Governance & Long-Term Incentives with veDOLO

If DOLO is the gateway, veDOLO is the commitment. By locking DOLO into veDOLO:

You gain voting rights: deciding on what collateral to list, what integrations to do, setting key parameters.

You can share in protocol revenue / fees if veDOLO holders decide via governance that some of the fees or treasury mechanisms should reward them. This aligns holders not just with the idea of governance, but with the protocol’s real performance.

Lock duration matters: longer locks (up to 2 years) get higher vote weight. But breaking locks early incurs exit/recoup fees. This both rewards long-term participation and discourages short-term flip behaviour.

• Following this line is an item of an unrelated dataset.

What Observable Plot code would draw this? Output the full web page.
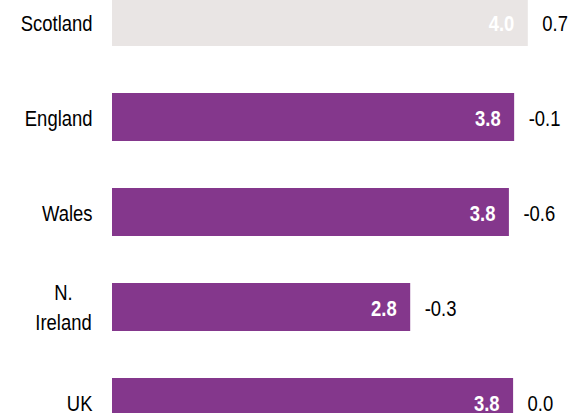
<!DOCTYPE html>
<html>
<head>
<meta charset="utf-8">
<script src="https://cdn.jsdelivr.net/npm/d3@7"></script>
<script src="https://cdn.jsdelivr.net/npm/@observablehq/plot@0.6"></script>
<style>
  html, body { margin: 0; padding: 0; background: #fff; overflow: hidden; }
  #chart { width: 569px; height: 413px; overflow: hidden; }
</style>
</head>
<body>
<div id="chart"></div>
<script>
const regions = ["Scotland", "England", "Wales", "N.\nIreland", "UK"];
const values = [3.96, 3.83, 3.78, 2.84, 3.82];
const changes = [0.7, -0.1, -0.6, -0.3, 0.0];
const highlight = "Scotland";

const purple = "#84378C";
const grey = "#E9E5E4";
const font = "'Liberation Sans', Arial, sans-serif";
const condense = 0.82; // emulate a narrow face (Arial Narrow = condensed Arial)

const data = regions.map((r, i) => ({region: r, value: values[i], change: changes[i]}));

const chart = Plot.plot({
  width: 569,
  height: 413,
  margin: 0,
  style: {fontFamily: font, fontSize: "22.5px", background: "#fff", color: "#000"},
  x: {domain: [0, 4], range: [112, 532], axis: null},
  y: {domain: regions, range: [-26.5, 449], paddingInner: 0.5, paddingOuter: 0.25, axis: null},
  color: {type: "identity"},
  marks: [
    Plot.barX(data, {x: "value", y: "region", fill: d => d.region === highlight ? grey : purple}),
    Plot.text(data, {x: "value", y: "region", text: d => d.value.toFixed(1), textAnchor: "end", dx: -14, dy: 1,
      fill: "#fff", fontWeight: "bold", fontSize: 22.5}),
    Plot.text(data, {x: "value", y: "region", text: d => d.change.toFixed(1), textAnchor: "start", dx: 14, dy: 1,
      fill: "#000", fontSize: 22.5}),
    Plot.text(data.filter(d => !d.region.includes("\n")), {x: 0, y: "region", text: "region", textAnchor: "end", dx: -20, dy: 1,
      fill: "#000", fontSize: 22.5}),
    Plot.text(data.filter(d => d.region.includes("\n")), {x: 0, y: "region", text: "region", textAnchor: "middle", dx: -49, dy: -2,
      lineHeight: 1.33, fill: "#000", fontSize: 22.5})
  ]
});

// horizontally condense every text around its own anchor point
chart.querySelectorAll("text").forEach(t => {
  const tr = t.getAttribute("transform") || "";
  t.setAttribute("transform", `${tr} scale(${condense},1)`);
});

document.getElementById("chart").appendChild(chart);
</script>
</body>
</html>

The Reward Loop: oDOLO → DOLO → veDOLO

This is where the incentive cycle becomes strong. The idea:

1. Liquidity providers and other active users are rewarded in oDOLO.

2. To convert oDOLO into veDOLO (and thus gain governance power and possibly fee-sharing), you must pair it with DOLO. This means you need to hold DOLO, which increases demand.

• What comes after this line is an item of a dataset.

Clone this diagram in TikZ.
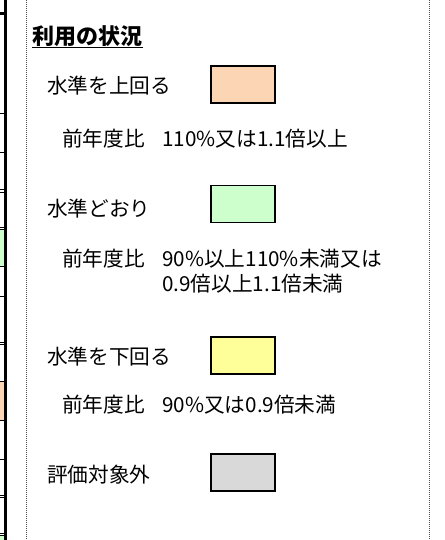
\documentclass[tikz,border=0pt]{standalone}
\usepackage{fontspec}
\newfontfamily\jp{Noto Sans CJK JP}
\definecolor{aboveclr}{HTML}{FCD5B4}
\definecolor{levelclr}{HTML}{CCFFCC}
\definecolor{belowclr}{HTML}{FFFF99}
\definecolor{outclr}{HTML}{D9D9D9}
\tikzset{
  swatch/.style={draw, line width=1.1pt, minimum width=48pt, minimum height=27.5pt},
  frameline/.style={draw=black!70, line width=0.75pt, dash pattern=on 0.75pt off 0.75pt},
}
\begin{document}
\begin{tikzpicture}[x=0.75pt, y=-0.75pt, every node/.style={inner sep=0, font=\jp\fontsize{15.5}{18.75}\selectfont}]
      \useasboundingbox (0,0) rectangle (445,540);

      % Cut-off table on the left
      \fill[levelclr] (0,230) rectangle (4,266);
      \fill[aboveclr] (0,382) rectangle (4,420);
      \fill[levelclr] (0,536) rectangle (4,540);
      \fill[black] (4,0) rectangle (7,540);
      \fill[black] (0,12) rectangle (4,15);
      \foreach \y in {113,152,189,192,227,229,266,296,342,344,381,420,459,495,497,533,535} {
        \draw[line width=0.75pt] (0,\y) -- (4,\y);
      }

      % Dotted frame
      \draw[frameline] (26,0) -- (26,540);
      \draw[frameline] (429,0) -- (429,540);

      % Title
      \node[anchor=west, font=\jp\bfseries\fontsize{16.5}{18.75}\selectfont] (title) at (32,36.5) {利用の状況};
      \draw[line width=1.1pt] (title.south west) -- (title.south east);

      % Legend rows & colour swatches
      \foreach \lbl/\col/\ty/\by [count=\n] in {
        水準を上回る/aboveclr/86/84.5,
        水準どおり/levelclr/208.5/204,
        水準を下回る/belowclr/357/355.5,
        評価対象外/outclr/475/472.5} {
        \node[anchor=west] (level\n) at (47,\ty) {\lbl};
        \node[swatch, fill=\col] (swatch\n) at (243,\by) {};
      }

      % Ratios to previous year
      \node[anchor=west] (ratio1) at (62,138.5) {前年度比};
      \node[anchor=west] (value1) at (162,138.5) {110\%又は1.1倍以上};
      \node[anchor=west] (ratio2) at (62,258.5) {前年度比};
      \node[anchor=west, align=left] (value2) at (162,271) {90\%以上110\%未満又は\\0.9倍以上1.1倍未満};
      \node[anchor=west] (ratio3) at (62,405) {前年度比};
      \node[anchor=west] (value3) at (162,405) {90\%又は0.9倍未満};
    \end{tikzpicture}
\end{document}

3. After pairing, you lock up veDOLO for some time. The longer the lock, the more benefits (vote weight, discount etc.). This locks up both DOLO and oDOLO/paired tokens, reducing circulating DOLO, building protocol-owned liquidity, deepening participation.

So the better the protocol does (more liquidity, more usage, more revenue), the more value accrues to people who are committed long-term, while still allowing new users to participate via DOLO, and rewards via oDOLO. It’s a balancing act between utility, rewards, and governance.

Sustainability, Inflation, and Supply Controls

No tokenomics story is complete without talking about inflation, supply caps, and how growth is funded without destroying value.

Fixed total supply: DOLO has a cap of 1,000,000,000 tokens.

Inflation mechanism: Starting in year four, there is a governed inflation (≈ 3% annually) intended to fund incentives, ecosystem expansion, or other growth needs. But this isn’t automatic — the DAO (governance) controls whether to mint, burn, allocate, etc. This governance oversight is crucial to avoid token dilution unchecked.

Burns, recoup fees, exit fees: When veDOLO is unlocked early, or when exit recoup is required, fees/penalties are applied. Some of those fees feed back into buybacks or burns. This helps limit downward pressure and makes sure long-term participants are rewarded more than those bouncing in and out.

Final Thoughts

DOLO isn’t just a utility or governance token — it’s the heart of Dolomite’s ecosystem. It’s what turns a DeFi protocol from a tool you use into a community you build with. By combining DOLO, veDOLO, and oDOLO in this three-layer design, Dolomite tries to lock in alignment: reward participation, value locking, and long-term trust.

For anyone diving into Dolomite, here’s what to consider:

If you believe in DeFi’s future being multi-chain, flexible, and incentive-aligned, owning and locking DOLO (to get veDOLO) may bring more than just speculative upside.

Keep an eye on the DAO proposals, inflation decisions, and how oDOLO rewards are being distributed.

Use the utility: provide liquidity, stake / lock DOLO, and participate in governance or proposals if you can that’s how you get the full value, not just by holding for price.